The tensions between Russia and the West over Ukraine continued to deepen throughout 2014. In this situation, the courageous work of many on behalf of a negotiated solution is praiseworthy. Among those who have been a force for reason and freedom for an entire lifetime is Dr. Constantin Sigov, a leading Russian Orthodox intellectual from Kyiv who is Professor of Philosophy and Religion Studies at Ukraine’s National University of Kyiv-Mohyla in Kiev. In recognition of his contribution to peace in Ukraine, in Europe, and in the Church, we are pleased to honor Constantin Sigov as one of our “Top Ten” persons of 2014.
One of Sigov’s lasting contributions has been his founding and leadership of the St. Clement’s Center in Kyiv.
The Center was founded in 2007 in Kyiv with the blessing of His Beatitude Volodymyr, Metropolitan of Kyiv and All Ukraine. The Center was inaugurated on the feast of St. Clement of Rome on December 8, 2007. The Archbishop of Poltava and Myrhorod, Filip, and Cardinal Walter Kasper, among other participants, attended the inauguration.
The main goal of the Center’s activity is to contemporize and disseminate the spiritual heritage of St. Clement of Rome and Sts. Cyril and Methodius.
In September 2009, Sigov gave a talk at a conference in Freising, Germany, on Christian ecumenical dialogue, and explained how the Center came into being.
“In December 2007, Cardinal Walter Kasper inaugurated the ecumenical St. Clement’s Center in Kyiv,” Sigov said. “He was accompanied by the Archbishop of Lviv, Mieczysław Mokszycki, and the Apostolic Nuncio in Ukraine, Archbishop Ivan Jurkovi. The Orthodox participants of the inauguration were the Archbishop of Poltava and Myrhorod, Filip, and the former Chairman of the Department for External Church Relations Archimandrite Cyril (Hovorun). In the middle of winter, people heard spring news. The sun was shining, as if giving a special blessing to that time in December when days were the shortest in the year. A testimony of love among Christians in the ‘hot spots,’ in which it was quite unexpected, disproved the stereotype of the ‘ecumenical winter,’ which emerged at the end of the last century. It reminded mankind about the fundamental relation between the Christmas Star and the spring Easter Tree.”

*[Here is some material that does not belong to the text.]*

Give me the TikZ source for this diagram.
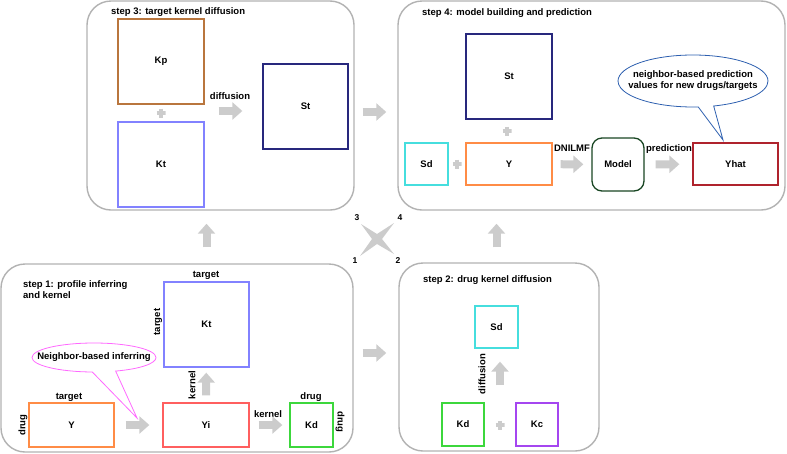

Sigov added: “The words of Pope St. Clement still remain of vital importance for us: ‘Wherefore, having so many great and glorious examples set before us, let us turn again to the practice of that peace which from the beginning was the mark set before us; and let us look steadfastly to the Father and Creator of the universe, and cleave to His mighty and surpassingly great gifts and benefactions of peace. Let us contemplate Him with our understanding and look with the eyes of our soul to His long-suffering will. Let us reflect how free from wrath He is towards all His creation.” (Clement, First Epistle to the Corinthians)
Constantin’s St. Clement’s Center has published many Catholic works of theology in Ukrainian. It has also sponsored a Summer Institute each year bringing together as many as 150 young people.
“In 1988, the most radical antithesis to the Soviet myth, which claimed to have started a new era of a new world with the revolution of 1917, was the celebration of the 1,000th anniversary of the baptism of Kyiv Rus during the reign of prince Volodymyr in 988. The death of the Soviet rulers of Brezhnev’s generation revealed the futility of their attempts to ‘cancel’ the 1000-year-long tradition. Twenty years later, on July 28, 2008, the Patriarch of Constantinople, Bartholomew, and the late Patriarch of Moscow, Alexiy II, came to Kyiv to celebrate the feast of St.Volodymyr. This day was announced as the Day of Remembrance of the Baptism of Kyiv and proclaimed a state holiday in Ukraine. Today the interpretation of the tradition of St. Volodymyr may give rise to disputes among the pretenders to its inheritance. Beyond the disputes, however, remains Kyiv’s identity as this fruitful branch growing among the family of Christian cultures.
“In the spirit of Ut unum sint (the final prayer of Christ), we will continue to work towards the treasured goal when the Church will breathe with her two lungs once again. To conclude, I would like to quote the famous statement of one of the Kyiv metropolitans, which best communicates the spirit of the Kyiv tradition: ‘The words which divide us, do not reach up to Heaven.’ I consider these words to be the key leitmotif of our cooperation.”
For his work in reconciling Christians of the Orthodox and Catholic traditions, and for his efforts to make Christian faith a vibrant reality in the modern Europe of our time, we are pleased to honor Constantin Sigov as one of our “Top Ten” persons of 2014.